What is expected
All of the data should be output character for character, except the pictures.

Source records
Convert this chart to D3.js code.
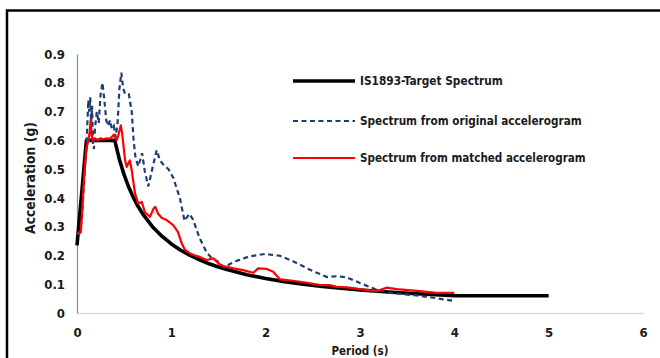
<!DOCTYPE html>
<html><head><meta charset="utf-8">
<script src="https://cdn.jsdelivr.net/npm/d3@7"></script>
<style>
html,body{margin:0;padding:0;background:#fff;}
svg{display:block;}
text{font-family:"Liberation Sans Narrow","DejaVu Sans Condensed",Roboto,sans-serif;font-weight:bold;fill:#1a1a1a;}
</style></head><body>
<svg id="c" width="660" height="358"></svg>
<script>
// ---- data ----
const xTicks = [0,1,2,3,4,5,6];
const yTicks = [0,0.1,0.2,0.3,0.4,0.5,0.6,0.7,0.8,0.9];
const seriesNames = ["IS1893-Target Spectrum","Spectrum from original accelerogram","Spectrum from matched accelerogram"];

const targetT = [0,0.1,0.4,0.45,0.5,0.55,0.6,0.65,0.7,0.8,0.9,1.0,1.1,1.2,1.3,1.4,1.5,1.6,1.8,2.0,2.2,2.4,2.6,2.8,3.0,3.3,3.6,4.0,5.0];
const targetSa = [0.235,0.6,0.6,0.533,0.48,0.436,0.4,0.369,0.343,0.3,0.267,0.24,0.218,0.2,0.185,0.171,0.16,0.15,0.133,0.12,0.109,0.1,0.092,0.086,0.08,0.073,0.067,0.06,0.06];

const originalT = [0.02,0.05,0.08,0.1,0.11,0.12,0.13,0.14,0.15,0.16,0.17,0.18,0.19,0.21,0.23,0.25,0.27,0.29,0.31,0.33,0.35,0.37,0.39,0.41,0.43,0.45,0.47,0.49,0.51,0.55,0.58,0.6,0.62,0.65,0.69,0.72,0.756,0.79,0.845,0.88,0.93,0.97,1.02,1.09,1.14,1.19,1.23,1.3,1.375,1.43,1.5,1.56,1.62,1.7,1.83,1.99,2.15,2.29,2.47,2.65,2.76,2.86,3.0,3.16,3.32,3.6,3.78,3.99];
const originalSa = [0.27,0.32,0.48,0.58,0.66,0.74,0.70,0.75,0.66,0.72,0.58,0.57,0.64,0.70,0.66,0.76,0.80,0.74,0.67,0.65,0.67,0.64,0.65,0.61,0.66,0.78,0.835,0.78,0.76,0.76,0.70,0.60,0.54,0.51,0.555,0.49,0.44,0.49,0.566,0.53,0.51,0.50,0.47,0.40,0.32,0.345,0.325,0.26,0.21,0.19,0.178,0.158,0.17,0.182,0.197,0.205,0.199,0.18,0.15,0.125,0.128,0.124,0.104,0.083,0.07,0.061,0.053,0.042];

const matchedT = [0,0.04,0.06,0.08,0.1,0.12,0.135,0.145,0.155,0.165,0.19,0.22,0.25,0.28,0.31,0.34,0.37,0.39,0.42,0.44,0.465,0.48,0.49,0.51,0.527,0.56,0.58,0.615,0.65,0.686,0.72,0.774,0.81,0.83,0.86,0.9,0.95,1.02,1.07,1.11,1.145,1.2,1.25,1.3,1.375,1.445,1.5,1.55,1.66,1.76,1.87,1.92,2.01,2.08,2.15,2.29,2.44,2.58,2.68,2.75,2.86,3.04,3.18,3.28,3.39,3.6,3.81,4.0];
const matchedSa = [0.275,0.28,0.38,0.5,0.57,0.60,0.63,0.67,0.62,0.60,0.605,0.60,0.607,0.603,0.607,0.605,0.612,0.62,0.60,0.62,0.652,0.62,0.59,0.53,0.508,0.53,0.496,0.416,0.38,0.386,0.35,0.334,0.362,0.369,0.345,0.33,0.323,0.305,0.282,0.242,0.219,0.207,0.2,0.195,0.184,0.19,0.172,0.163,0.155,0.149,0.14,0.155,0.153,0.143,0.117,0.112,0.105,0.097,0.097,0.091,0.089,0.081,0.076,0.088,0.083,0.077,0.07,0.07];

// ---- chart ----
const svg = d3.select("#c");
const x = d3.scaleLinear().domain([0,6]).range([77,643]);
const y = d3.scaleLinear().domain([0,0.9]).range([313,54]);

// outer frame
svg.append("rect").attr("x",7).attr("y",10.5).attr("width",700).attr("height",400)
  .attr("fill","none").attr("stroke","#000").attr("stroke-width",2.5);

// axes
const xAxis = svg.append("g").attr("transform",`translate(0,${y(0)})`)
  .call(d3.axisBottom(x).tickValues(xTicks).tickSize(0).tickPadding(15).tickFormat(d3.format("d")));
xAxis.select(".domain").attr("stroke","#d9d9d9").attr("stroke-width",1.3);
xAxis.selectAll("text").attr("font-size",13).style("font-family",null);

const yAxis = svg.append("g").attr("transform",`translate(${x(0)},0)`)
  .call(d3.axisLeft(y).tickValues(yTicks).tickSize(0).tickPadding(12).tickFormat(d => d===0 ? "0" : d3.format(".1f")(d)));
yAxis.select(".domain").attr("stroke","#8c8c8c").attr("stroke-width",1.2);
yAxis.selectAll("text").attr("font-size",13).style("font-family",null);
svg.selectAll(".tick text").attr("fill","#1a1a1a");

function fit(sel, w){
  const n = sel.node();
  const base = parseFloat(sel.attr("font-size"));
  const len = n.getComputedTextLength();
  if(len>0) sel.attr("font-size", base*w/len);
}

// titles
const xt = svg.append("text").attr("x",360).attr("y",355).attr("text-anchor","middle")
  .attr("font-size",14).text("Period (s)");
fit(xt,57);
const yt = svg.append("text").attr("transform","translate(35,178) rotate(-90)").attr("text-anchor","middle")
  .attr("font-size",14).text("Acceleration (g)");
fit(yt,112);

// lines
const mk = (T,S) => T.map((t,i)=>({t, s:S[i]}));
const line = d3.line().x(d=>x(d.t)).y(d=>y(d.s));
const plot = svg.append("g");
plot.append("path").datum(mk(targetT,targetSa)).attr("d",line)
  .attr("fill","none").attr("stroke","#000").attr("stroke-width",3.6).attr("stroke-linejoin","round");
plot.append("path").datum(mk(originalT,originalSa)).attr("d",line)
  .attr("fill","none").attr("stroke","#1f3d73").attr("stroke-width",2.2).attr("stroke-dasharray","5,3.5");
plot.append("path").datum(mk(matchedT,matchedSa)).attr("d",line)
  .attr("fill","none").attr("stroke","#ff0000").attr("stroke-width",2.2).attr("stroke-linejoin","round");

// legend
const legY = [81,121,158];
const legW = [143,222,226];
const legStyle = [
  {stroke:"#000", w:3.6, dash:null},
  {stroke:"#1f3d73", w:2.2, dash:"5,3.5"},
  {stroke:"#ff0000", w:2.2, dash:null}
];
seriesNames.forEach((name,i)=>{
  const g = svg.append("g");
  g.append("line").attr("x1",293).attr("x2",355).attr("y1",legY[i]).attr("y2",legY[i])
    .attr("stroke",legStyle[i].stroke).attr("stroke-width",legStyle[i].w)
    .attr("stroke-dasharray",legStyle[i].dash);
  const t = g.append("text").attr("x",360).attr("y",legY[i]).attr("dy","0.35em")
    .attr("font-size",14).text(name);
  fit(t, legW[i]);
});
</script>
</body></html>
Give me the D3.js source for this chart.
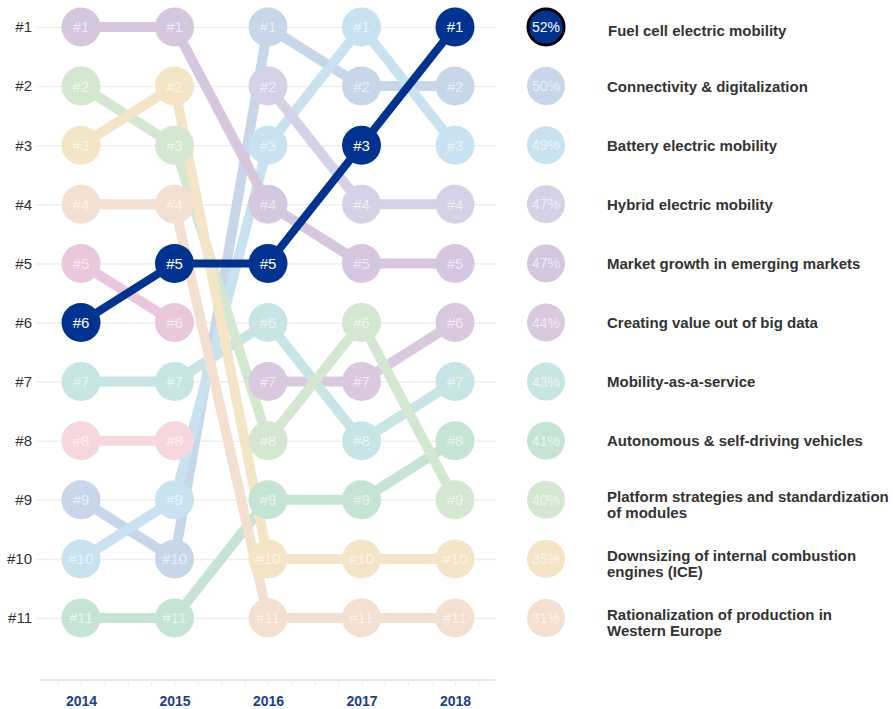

Reply to the task
Convert this chart to D3.js code.
<!DOCTYPE html>
<html><head><meta charset="utf-8">
<script src="https://cdn.jsdelivr.net/npm/d3@7"></script>
<style>
html,body{margin:0;padding:0;background:#fff;}
svg{display:block;}
text{font-family:"Liberation Sans Narrow","DejaVu Sans Condensed",Roboto,sans-serif;font-weight:bold;fill:#1a1a1a;}
</style></head><body>
<svg id="c" width="660" height="358"></svg>
<script>
// ---- data ----
const xTicks = [0,1,2,3,4,5,6];
const yTicks = [0,0.1,0.2,0.3,0.4,0.5,0.6,0.7,0.8,0.9];
const seriesNames = ["IS1893-Target Spectrum","Spectrum from original accelerogram","Spectrum from matched accelerogram"];

const targetT = [0,0.1,0.4,0.45,0.5,0.55,0.6,0.65,0.7,0.8,0.9,1.0,1.1,1.2,1.3,1.4,1.5,1.6,1.8,2.0,2.2,2.4,2.6,2.8,3.0,3.3,3.6,4.0,5.0];
const targetSa = [0.235,0.6,0.6,0.533,0.48,0.436,0.4,0.369,0.343,0.3,0.267,0.24,0.218,0.2,0.185,0.171,0.16,0.15,0.133,0.12,0.109,0.1,0.092,0.086,0.08,0.073,0.067,0.06,0.06];

const originalT = [0.02,0.05,0.08,0.1,0.11,0.12,0.13,0.14,0.15,0.16,0.17,0.18,0.19,0.21,0.23,0.25,0.27,0.29,0.31,0.33,0.35,0.37,0.39,0.41,0.43,0.45,0.47,0.49,0.51,0.55,0.58,0.6,0.62,0.65,0.69,0.72,0.756,0.79,0.845,0.88,0.93,0.97,1.02,1.09,1.14,1.19,1.23,1.3,1.375,1.43,1.5,1.56,1.62,1.7,1.83,1.99,2.15,2.29,2.47,2.65,2.76,2.86,3.0,3.16,3.32,3.6,3.78,3.99];
const originalSa = [0.27,0.32,0.48,0.58,0.66,0.74,0.70,0.75,0.66,0.72,0.58,0.57,0.64,0.70,0.66,0.76,0.80,0.74,0.67,0.65,0.67,0.64,0.65,0.61,0.66,0.78,0.835,0.78,0.76,0.76,0.70,0.60,0.54,0.51,0.555,0.49,0.44,0.49,0.566,0.53,0.51,0.50,0.47,0.40,0.32,0.345,0.325,0.26,0.21,0.19,0.178,0.158,0.17,0.182,0.197,0.205,0.199,0.18,0.15,0.125,0.128,0.124,0.104,0.083,0.07,0.061,0.053,0.042];

const matchedT = [0,0.04,0.06,0.08,0.1,0.12,0.135,0.145,0.155,0.165,0.19,0.22,0.25,0.28,0.31,0.34,0.37,0.39,0.42,0.44,0.465,0.48,0.49,0.51,0.527,0.56,0.58,0.615,0.65,0.686,0.72,0.774,0.81,0.83,0.86,0.9,0.95,1.02,1.07,1.11,1.145,1.2,1.25,1.3,1.375,1.445,1.5,1.55,1.66,1.76,1.87,1.92,2.01,2.08,2.15,2.29,2.44,2.58,2.68,2.75,2.86,3.04,3.18,3.28,3.39,3.6,3.81,4.0];
const matchedSa = [0.275,0.28,0.38,0.5,0.57,0.60,0.63,0.67,0.62,0.60,0.605,0.60,0.607,0.603,0.607,0.605,0.612,0.62,0.60,0.62,0.652,0.62,0.59,0.53,0.508,0.53,0.496,0.416,0.38,0.386,0.35,0.334,0.362,0.369,0.345,0.33,0.323,0.305,0.282,0.242,0.219,0.207,0.2,0.195,0.184,0.19,0.172,0.163,0.155,0.149,0.14,0.155,0.153,0.143,0.117,0.112,0.105,0.097,0.097,0.091,0.089,0.081,0.076,0.088,0.083,0.077,0.07,0.07];

// ---- chart ----
const svg = d3.select("#c");
const x = d3.scaleLinear().domain([0,6]).range([77,643]);
const y = d3.scaleLinear().domain([0,0.9]).range([313,54]);

// outer frame
svg.append("rect").attr("x",7).attr("y",10.5).attr("width",700).attr("height",400)
  .attr("fill","none").attr("stroke","#000").attr("stroke-width",2.5);

// axes
const xAxis = svg.append("g").attr("transform",`translate(0,${y(0)})`)
  .call(d3.axisBottom(x).tickValues(xTicks).tickSize(0).tickPadding(15).tickFormat(d3.format("d")));
xAxis.select(".domain").attr("stroke","#d9d9d9").attr("stroke-width",1.3);
xAxis.selectAll("text").attr("font-size",13).style("font-family",null);

const yAxis = svg.append("g").attr("transform",`translate(${x(0)},0)`)
  .call(d3.axisLeft(y).tickValues(yTicks).tickSize(0).tickPadding(12).tickFormat(d => d===0 ? "0" : d3.format(".1f")(d)));
yAxis.select(".domain").attr("stroke","#8c8c8c").attr("stroke-width",1.2);
yAxis.selectAll("text").attr("font-size",13).style("font-family",null);
svg.selectAll(".tick text").attr("fill","#1a1a1a");

function fit(sel, w){
  const n = sel.node();
  const base = parseFloat(sel.attr("font-size"));
  const len = n.getComputedTextLength();
  if(len>0) sel.attr("font-size", base*w/len);
}

// titles
const xt = svg.append("text").attr("x",360).attr("y",355).attr("text-anchor","middle")
  .attr("font-size",14).text("Period (s)");
fit(xt,57);
const yt = svg.append("text").attr("transform","translate(35,178) rotate(-90)").attr("text-anchor","middle")
  .attr("font-size",14).text("Acceleration (g)");
fit(yt,112);

// lines
const mk = (T,S) => T.map((t,i)=>({t, s:S[i]}));
const line = d3.line().x(d=>x(d.t)).y(d=>y(d.s));
const plot = svg.append("g");
plot.append("path").datum(mk(targetT,targetSa)).attr("d",line)
  .attr("fill","none").attr("stroke","#000").attr("stroke-width",3.6).attr("stroke-linejoin","round");
plot.append("path").datum(mk(originalT,originalSa)).attr("d",line)
  .attr("fill","none").attr("stroke","#1f3d73").attr("stroke-width",2.2).attr("stroke-dasharray","5,3.5");
plot.append("path").datum(mk(matchedT,matchedSa)).attr("d",line)
  .attr("fill","none").attr("stroke","#ff0000").attr("stroke-width",2.2).attr("stroke-linejoin","round");

// legend
const legY = [81,121,158];
const legW = [143,222,226];
const legStyle = [
  {stroke:"#000", w:3.6, dash:null},
  {stroke:"#1f3d73", w:2.2, dash:"5,3.5"},
  {stroke:"#ff0000", w:2.2, dash:null}
];
seriesNames.forEach((name,i)=>{
  const g = svg.append("g");
  g.append("line").attr("x1",293).attr("x2",355).attr("y1",legY[i]).attr("y2",legY[i])
    .attr("stroke",legStyle[i].stroke).attr("stroke-width",legStyle[i].w)
    .attr("stroke-dasharray",legStyle[i].dash);
  const t = g.append("text").attr("x",360).attr("y",legY[i]).attr("dy","0.35em")
    .attr("font-size",14).text(name);
  fit(t, legW[i]);
});
</script>
</body></html>
Give me the D3.js source for this chart.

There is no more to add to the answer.